** Entries shown **

= = = = = = =

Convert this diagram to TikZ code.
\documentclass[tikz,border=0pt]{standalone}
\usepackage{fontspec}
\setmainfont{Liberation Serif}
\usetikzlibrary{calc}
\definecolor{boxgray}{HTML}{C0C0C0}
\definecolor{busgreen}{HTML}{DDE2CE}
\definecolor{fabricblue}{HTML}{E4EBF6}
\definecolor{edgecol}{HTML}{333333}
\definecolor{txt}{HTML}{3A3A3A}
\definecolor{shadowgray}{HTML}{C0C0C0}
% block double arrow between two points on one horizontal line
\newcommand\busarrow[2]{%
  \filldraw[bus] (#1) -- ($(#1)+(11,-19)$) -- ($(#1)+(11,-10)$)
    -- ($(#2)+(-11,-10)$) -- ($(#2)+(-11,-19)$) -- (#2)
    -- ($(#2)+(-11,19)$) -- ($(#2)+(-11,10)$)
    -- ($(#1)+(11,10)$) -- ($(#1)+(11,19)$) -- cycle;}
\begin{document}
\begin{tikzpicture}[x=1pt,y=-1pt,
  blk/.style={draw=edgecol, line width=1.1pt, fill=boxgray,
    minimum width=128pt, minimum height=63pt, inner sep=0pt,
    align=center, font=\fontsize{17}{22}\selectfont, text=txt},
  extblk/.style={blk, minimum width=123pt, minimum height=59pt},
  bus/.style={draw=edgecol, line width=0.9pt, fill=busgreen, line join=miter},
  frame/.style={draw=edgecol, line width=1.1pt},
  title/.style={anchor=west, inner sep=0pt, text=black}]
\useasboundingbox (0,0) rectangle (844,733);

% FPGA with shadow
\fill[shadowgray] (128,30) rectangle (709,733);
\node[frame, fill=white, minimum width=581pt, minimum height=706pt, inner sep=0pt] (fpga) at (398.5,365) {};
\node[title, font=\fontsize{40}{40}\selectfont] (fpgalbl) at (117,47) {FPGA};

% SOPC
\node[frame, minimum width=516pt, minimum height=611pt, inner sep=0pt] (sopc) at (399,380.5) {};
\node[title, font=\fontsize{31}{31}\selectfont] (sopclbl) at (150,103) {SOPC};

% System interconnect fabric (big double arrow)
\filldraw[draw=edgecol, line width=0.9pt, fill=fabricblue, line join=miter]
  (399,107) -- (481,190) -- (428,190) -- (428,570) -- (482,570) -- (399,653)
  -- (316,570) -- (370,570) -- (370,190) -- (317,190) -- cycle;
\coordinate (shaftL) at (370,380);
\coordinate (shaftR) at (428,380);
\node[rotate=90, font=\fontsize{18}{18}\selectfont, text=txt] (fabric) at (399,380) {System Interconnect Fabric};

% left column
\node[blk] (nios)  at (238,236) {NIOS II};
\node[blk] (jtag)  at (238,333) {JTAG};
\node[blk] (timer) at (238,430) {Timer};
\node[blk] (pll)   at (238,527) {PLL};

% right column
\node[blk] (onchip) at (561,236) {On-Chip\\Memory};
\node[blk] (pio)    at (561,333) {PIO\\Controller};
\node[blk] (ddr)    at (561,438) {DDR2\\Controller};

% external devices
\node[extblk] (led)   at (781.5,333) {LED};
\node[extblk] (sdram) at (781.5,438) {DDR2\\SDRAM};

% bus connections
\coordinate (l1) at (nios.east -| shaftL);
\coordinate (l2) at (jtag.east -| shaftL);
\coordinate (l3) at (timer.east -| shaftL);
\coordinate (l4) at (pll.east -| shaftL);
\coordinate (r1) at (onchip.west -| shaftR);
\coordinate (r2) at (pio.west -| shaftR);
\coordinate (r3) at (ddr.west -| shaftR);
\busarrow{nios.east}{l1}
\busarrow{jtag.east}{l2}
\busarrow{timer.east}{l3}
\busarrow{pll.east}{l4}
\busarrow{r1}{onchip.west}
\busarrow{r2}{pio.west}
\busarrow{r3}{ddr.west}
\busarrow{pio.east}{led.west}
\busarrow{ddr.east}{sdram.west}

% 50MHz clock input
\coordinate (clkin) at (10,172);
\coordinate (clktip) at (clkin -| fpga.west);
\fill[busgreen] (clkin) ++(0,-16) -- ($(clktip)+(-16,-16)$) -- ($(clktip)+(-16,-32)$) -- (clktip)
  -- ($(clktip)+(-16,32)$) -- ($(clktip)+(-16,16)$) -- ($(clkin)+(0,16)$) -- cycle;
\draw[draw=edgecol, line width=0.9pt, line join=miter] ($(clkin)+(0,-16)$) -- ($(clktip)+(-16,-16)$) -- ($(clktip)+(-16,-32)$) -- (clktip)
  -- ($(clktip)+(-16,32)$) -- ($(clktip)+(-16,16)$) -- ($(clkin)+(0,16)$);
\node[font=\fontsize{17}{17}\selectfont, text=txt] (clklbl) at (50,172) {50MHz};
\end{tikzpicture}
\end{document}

= = = = = = =

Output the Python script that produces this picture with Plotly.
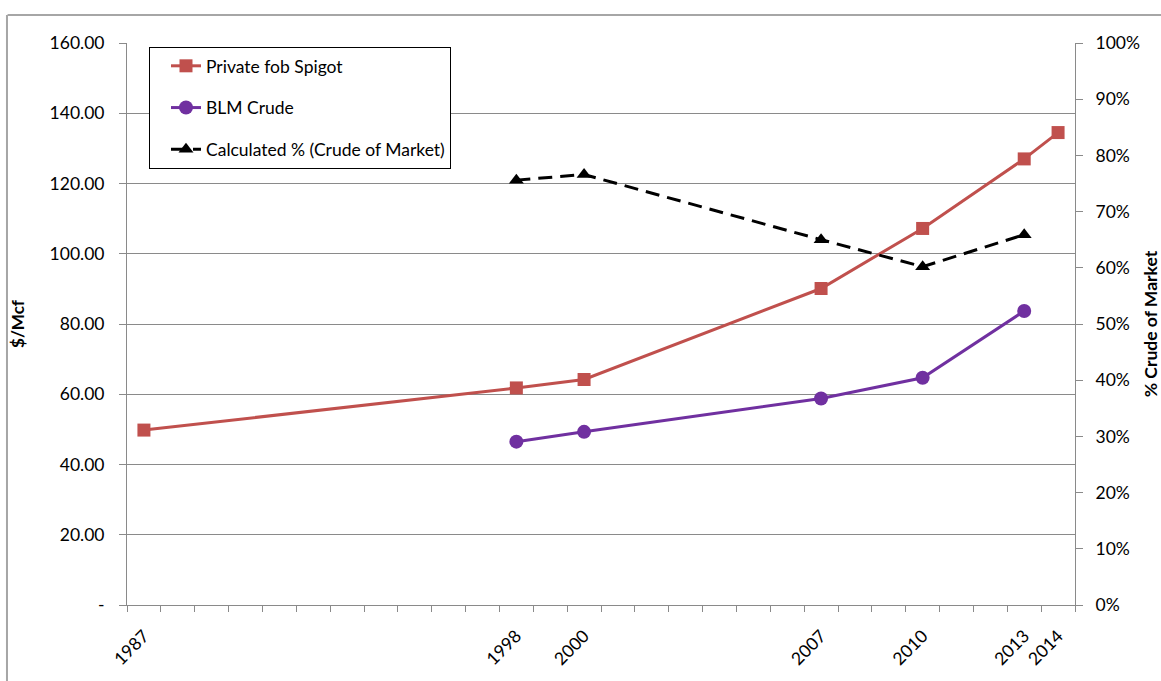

= = = = = = =

** Problem to work on **
From the listing, copy every line where the string "with" appears.

** Written response **
% FPGA with shadow
Output the Python script that produces this picture with Plotly.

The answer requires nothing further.